--- Given task ---
An exact copy of all the data is required, with pictures left out.
>>
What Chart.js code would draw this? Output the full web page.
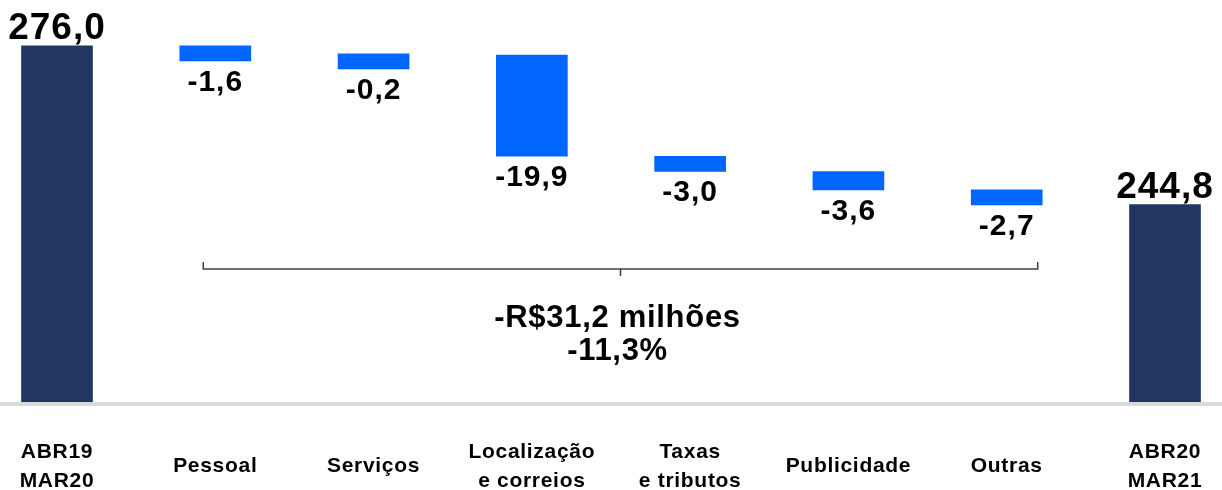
<!DOCTYPE html>
<html>
<head>
<meta charset="utf-8">
<script src="https://cdn.jsdelivr.net/npm/chart.js@4.4.1/dist/chart.umd.min.js"></script>
<style>
  html, body { margin: 0; padding: 0; background: #fff; }
  #wrap { width: 1222px; height: 490px; }
</style>
</head>
<body>
<div id="wrap"><canvas id="chart"></canvas></div>
<script>
var categories = [['ABR19', 'MAR20'], 'Pessoal', 'Serviços', ['Localização', 'e correios'], ['Taxas', 'e tributos'], 'Publicidade', 'Outras', ['ABR20', 'MAR21']];
var startTotal = 276.0;
var endTotal = 244.8;
var deltas = [-1.6, -0.2, -19.9, -3.0, -3.6, -2.7];

var NAVY = '#213761';
var BLUE = '#0066ff';
var FONT = "'Liberation Sans', Arial, sans-serif";

// hidden base under each step, visible bars for the two totals
var baseData = [startTotal];
var deltaData = [null];
var running = startTotal;
deltas.forEach(function(d){
  baseData.push(running);
  deltaData.push(d);
  running += d;
});
baseData.push(endTotal);
deltaData.push(null);

var baseColors = baseData.map(function(v, i){
  return (i === 0 || i === baseData.length - 1) ? NAVY : 'rgba(0,0,0,0)';
});

function fmt(v){ return v.toFixed(1).replace('.', ','); }

var noSideClip = {left: false, right: false, top: false, bottom: 0};

var extras = {
  id: 'extras',
  beforeDraw: function(chart){
    // the source font is a bit wider than Arial
    chart.ctx.letterSpacing = '0.7px';
  },
  beforeDatasetsDraw: function(chart){
    var ctx = chart.ctx;
    ctx.save();
    ctx.fillStyle = '#d9d9d9';
    ctx.fillRect(0, chart.chartArea.bottom, chart.width, 4);
    ctx.restore();
  },
  afterDatasetsDraw: function(chart){
    var ctx = chart.ctx;
    var totals = chart.getDatasetMeta(0).data;
    var steps = chart.getDatasetMeta(1).data;
    ctx.save();
    ctx.fillStyle = '#000';
    ctx.textAlign = 'center';
    ctx.textBaseline = 'alphabetic';
    ctx.letterSpacing = '1px';

    ctx.font = 'bold 37px ' + FONT;
    [0, totals.length - 1].forEach(function(i){
      ctx.fillText(fmt(baseData[i]), totals[i].x, totals[i].y - 7);
    });

    ctx.font = 'bold 30px ' + FONT;
    deltaData.forEach(function(v, i){
      if (v === null) return;
      var bar = steps[i];
      ctx.fillText(fmt(v), bar.x, Math.max(bar.y, bar.base) + 30);
    });

    // bracket under the steps
    var xs = chart.scales.x;
    var left = xs.getPixelForValue(1) - 12;
    var right = xs.getPixelForValue(deltas.length) + 31;
    var mid = (left + right) / 2;
    var y = chart.chartArea.top + 269;
    ctx.strokeStyle = '#404040';
    ctx.lineWidth = 1.5;
    ctx.beginPath();
    ctx.moveTo(left, y - 7);
    ctx.lineTo(left, y);
    ctx.lineTo(right, y);
    ctx.lineTo(right, y - 7);
    ctx.moveTo(mid, y);
    ctx.lineTo(mid, y + 7);
    ctx.stroke();

    var diff = endTotal - startTotal;
    ctx.letterSpacing = '0.7px';
    ctx.font = 'bold 31px ' + FONT;
    ctx.fillText('-R$' + fmt(Math.abs(diff)) + ' milhões', mid - 3, y + 58);
    ctx.fillText('-' + fmt(Math.abs(diff / startTotal * 100)) + '%', mid - 3, y + 91);
    ctx.restore();
  }
};

new Chart(document.getElementById('chart'), {
  type: 'bar',
  data: {
    labels: categories,
    datasets: [
      { data: baseData, backgroundColor: baseColors, barThickness: 71, clip: noSideClip },
      { data: deltaData, backgroundColor: BLUE, barThickness: 71, minBarLength: 15, clip: noSideClip }
    ]
  },
  options: {
    responsive: true,
    maintainAspectRatio: false,
    animation: false,
    layout: { padding: { left: 57, right: 57, top: 0, bottom: 0 } },
    plugins: { legend: { display: false }, tooltip: { enabled: false } },
    scales: {
      x: {
        stacked: true,
        offset: false,
        grid: { display: false },
        border: { display: false },
        ticks: {
          color: '#000',
          font: { family: FONT, size: 21, weight: 'bold', lineHeight: 1.4 },
          maxRotation: 0,
          autoSkip: false,
          padding: 42,
          crossAlign: 'center'
        },
        afterFit: function(s){
          s.height = 88;
          s.paddingLeft = 0;
          s.paddingRight = 0;
        }
      },
      y: { display: false, stacked: 'single', min: 206, max: 285 }
    }
  },
  plugins: [extras]
});
</script>
</body>
</html>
<<
--- Answer in full ---
What Chart.js code would draw this? Output the full web page.
<!DOCTYPE html>
<html>
<head>
<meta charset="utf-8">
<script src="https://cdn.jsdelivr.net/npm/chart.js@4.4.1/dist/chart.umd.min.js"></script>
<style>
  html, body { margin: 0; padding: 0; background: #fff; }
  #wrap { width: 1222px; height: 490px; }
</style>
</head>
<body>
<div id="wrap"><canvas id="chart"></canvas></div>
<script>
var categories = [['ABR19', 'MAR20'], 'Pessoal', 'Serviços', ['Localização', 'e correios'], ['Taxas', 'e tributos'], 'Publicidade', 'Outras', ['ABR20', 'MAR21']];
var startTotal = 276.0;
var endTotal = 244.8;
var deltas = [-1.6, -0.2, -19.9, -3.0, -3.6, -2.7];

var NAVY = '#213761';
var BLUE = '#0066ff';
var FONT = "'Liberation Sans', Arial, sans-serif";

// hidden base under each step, visible bars for the two totals
var baseData = [startTotal];
var deltaData = [null];
var running = startTotal;
deltas.forEach(function(d){
  baseData.push(running);
  deltaData.push(d);
  running += d;
});
baseData.push(endTotal);
deltaData.push(null);

var baseColors = baseData.map(function(v, i){
  return (i === 0 || i === baseData.length - 1) ? NAVY : 'rgba(0,0,0,0)';
});

function fmt(v){ return v.toFixed(1).replace('.', ','); }

var noSideClip = {left: false, right: false, top: false, bottom: 0};

var extras = {
  id: 'extras',
  beforeDraw: function(chart){
    // the source font is a bit wider than Arial
    chart.ctx.letterSpacing = '0.7px';
  },
  beforeDatasetsDraw: function(chart){
    var ctx = chart.ctx;
    ctx.save();
    ctx.fillStyle = '#d9d9d9';
    ctx.fillRect(0, chart.chartArea.bottom, chart.width, 4);
    ctx.restore();
  },
  afterDatasetsDraw: function(chart){
    var ctx = chart.ctx;
    var totals = chart.getDatasetMeta(0).data;
    var steps = chart.getDatasetMeta(1).data;
    ctx.save();
    ctx.fillStyle = '#000';
    ctx.textAlign = 'center';
    ctx.textBaseline = 'alphabetic';
    ctx.letterSpacing = '1px';

    ctx.font = 'bold 37px ' + FONT;
    [0, totals.length - 1].forEach(function(i){
      ctx.fillText(fmt(baseData[i]), totals[i].x, totals[i].y - 7);
    });

    ctx.font = 'bold 30px ' + FONT;
    deltaData.forEach(function(v, i){
      if (v === null) return;
      var bar = steps[i];
      ctx.fillText(fmt(v), bar.x, Math.max(bar.y, bar.base) + 30);
    });

    // bracket under the steps
    var xs = chart.scales.x;
    var left = xs.getPixelForValue(1) - 12;
    var right = xs.getPixelForValue(deltas.length) + 31;
    var mid = (left + right) / 2;
    var y = chart.chartArea.top + 269;
    ctx.strokeStyle = '#404040';
    ctx.lineWidth = 1.5;
    ctx.beginPath();
    ctx.moveTo(left, y - 7);
    ctx.lineTo(left, y);
    ctx.lineTo(right, y);
    ctx.lineTo(right, y - 7);
    ctx.moveTo(mid, y);
    ctx.lineTo(mid, y + 7);
    ctx.stroke();

    var diff = endTotal - startTotal;
    ctx.letterSpacing = '0.7px';
    ctx.font = 'bold 31px ' + FONT;
    ctx.fillText('-R$' + fmt(Math.abs(diff)) + ' milhões', mid - 3, y + 58);
    ctx.fillText('-' + fmt(Math.abs(diff / startTotal * 100)) + '%', mid - 3, y + 91);
    ctx.restore();
  }
};

new Chart(document.getElementById('chart'), {
  type: 'bar',
  data: {
    labels: categories,
    datasets: [
      { data: baseData, backgroundColor: baseColors, barThickness: 71, clip: noSideClip },
      { data: deltaData, backgroundColor: BLUE, barThickness: 71, minBarLength: 15, clip: noSideClip }
    ]
  },
  options: {
    responsive: true,
    maintainAspectRatio: false,
    animation: false,
    layout: { padding: { left: 57, right: 57, top: 0, bottom: 0 } },
    plugins: { legend: { display: false }, tooltip: { enabled: false } },
    scales: {
      x: {
        stacked: true,
        offset: false,
        grid: { display: false },
        border: { display: false },
        ticks: {
          color: '#000',
          font: { family: FONT, size: 21, weight: 'bold', lineHeight: 1.4 },
          maxRotation: 0,
          autoSkip: false,
          padding: 42,
          crossAlign: 'center'
        },
        afterFit: function(s){
          s.height = 88;
          s.paddingLeft = 0;
          s.paddingRight = 0;
        }
      },
      y: { display: false, stacked: 'single', min: 206, max: 285 }
    }
  },
  plugins: [extras]
});
</script>
</body>
</html>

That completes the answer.